In Canada, Stingray’s revenues are already trending up. In Q4, Canadian revenues came to $47.3 million, a 246% year-over-year increase – largely a result of the acquisition of NCC and Novramedia, broadcast radio stations. But Purdy is looking at unique ways to diversify revenue outside of the radio stations.

“The music video channels historically have not had advertising or sponsorship incorporated into them,” Purdy says. But as Stingray grows to reach more than five million homes in Canada, “the ratings are going to grow, the distribution is going to grow and I think that will be a wonderful opportunity for advertisers.”


However, Purdy (pictured right) is aware of the effect such changes could bring. “We don’t want to do anything that would jeopardize the customer experience.”

According to the Nielsen Music 360 Canada Report, 54% of Canadians consumers favoured Stingray, when compared to Spotify (46%), Google Play Music (47%) and Sirius XM (38%). A number like that, says Ryan Fuss, SVP of global advertising, is indicative of the awareness Stingray is generating at home, also helped by the fact that it is a “true omnichannel audio everywhere brand” which is helping establish Stingray – originally a B2B – as a consumer brand.

Another study – a late 2018 Numeris PPM survey – found that Stingray’s music service reaches nearly half of Canadians (41.4%), and 41.6% of the respondents had listened to Stingray Music on TV in the two weeks prior to the survey. Its audio channel represents a 14.2% share of the audio market.

It’s significant penetration considering even Stingray admits its service doesn’t have the name recognition of Spotify, Apple Music or Pandora. That unique preposition for Stingray has been echoed numerous times – the 2018 Infinite Dial study showed that Stingray’s penetration is much higher than its actual name recognition.

As Purdy explains, despite its ubiquity as a brand, Stingray’s increasing success has been the result of the availability of more measuring capabilities via access to more data as well as aligning with the right broadcast partners, some at home and some abroad in the U.S. and Latin America. The two facets also dovetail nicely into an ad-supported future, he says.

Purdy credits Fuss, another former Vice exec, with laying the groundwork for products and services more dependent on ad models. Setting up the technology to support a media buy is work that is ongoing. The company’s concert film channel, Qello, for example, is prime for options like pre-roll or other visual advertising. The surge of ad spend in the growing digital audio category, says Fuss, is also  driving an appetite for more innovative audio solutions. “They’re looking for something new and unique and premium that connects advertisers and their brands with audio listening audiences,” he says.

Indeed, audio is taking an increasingly large share of digital ad spend – and its popularity is also driving strength in analog radio. Various reports on Canadian ad spend show that radio ad spend is either steady or decreasing only modestly at rates of less than 4%.
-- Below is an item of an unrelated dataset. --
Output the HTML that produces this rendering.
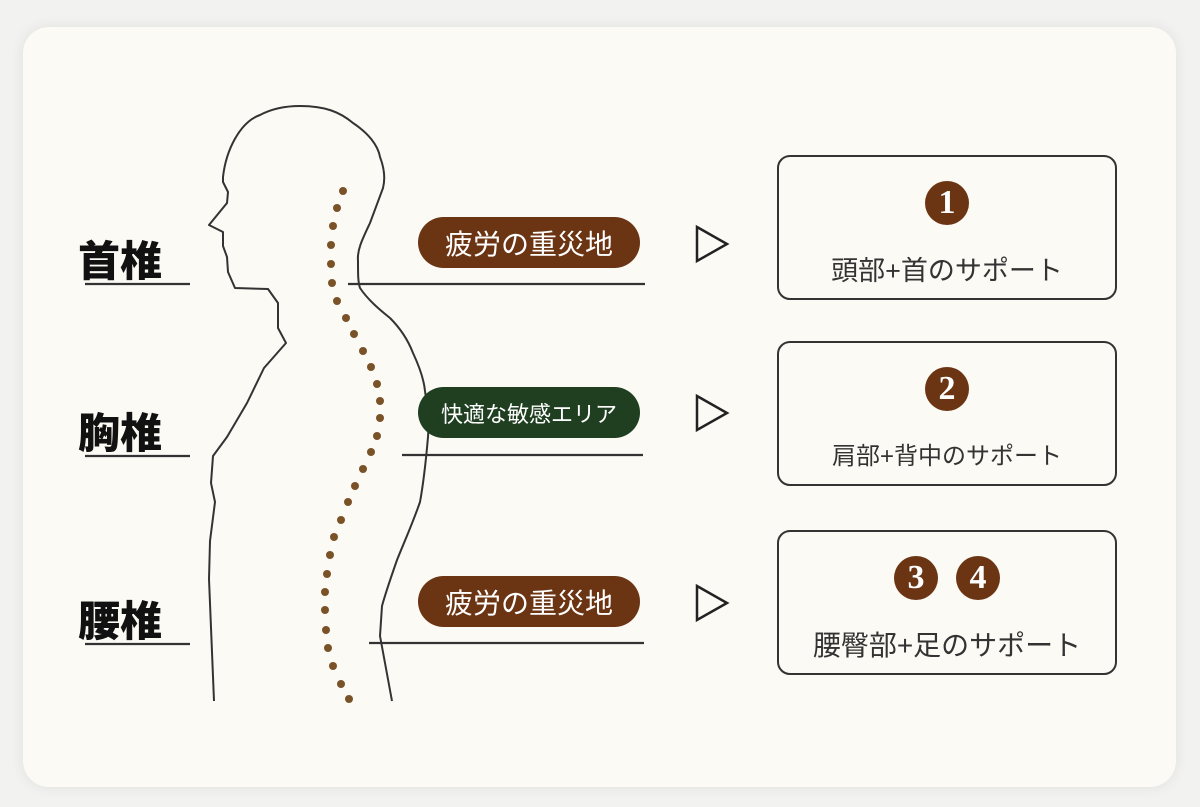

In the U.S. and Europe where Stingray’s ad-supported music service is still in its infancy, there is growth in users and usage and total listening is increasing more than initially anticipated.


“As it continues to grow, we’re well positioned to capitalize on the growing ad spend going to audio,” says Fuss (pictured left). The strategy for the company is to consider an audio listener holistically, across all platforms. To that end, a broader distribution for Stingray’s music channels is underway, with more planned. And, the platform continues to purchase radio stations in local markets from Newfoundland to Southern Ontario to Alberta.

As access to data and analytics improves – Stingray’s paid audio and visual channels are now measured by Numeris and ITT-based data has been more forthcoming, says Purdy – it has informed programming decisions, consequently retaining Canadian listeners. “What I do think is helpful is the fact that we curate to the local market,” he says, adding that honing that focus is also a process of improvement . “The fact that we’re Canadian allows us to understand the market.”

As each moving part continues to evolve in the Stingray journey, Fuss is confident in its audience, consumers who he says are starting to recognize what the brand can offer and are “putting the pieces together.”

As Purdy puts it: “There’s always a higher gear. By no means are we done, there is still lots of growth to be had.”

With Stingray still working out what exactly it wants to make available to advertisers, it’s going to face competition for digital audio dollars mainly from Spotify (Apple Music remains ad-free, while the closest competing player in the global audio market, Pandora, is not yet available in Canada). Data obtained by CARD shows that for audio ads, Spotify’s CPM is between US $5 and $30 (Pandora’s is roughly $8 to $12 for audio, $5 to $7 for visual and $15 to $25 for video). Spotify requires a minimum ad spend of $25,000, although brands can also access its self-serve ad studio for a minimum of $250.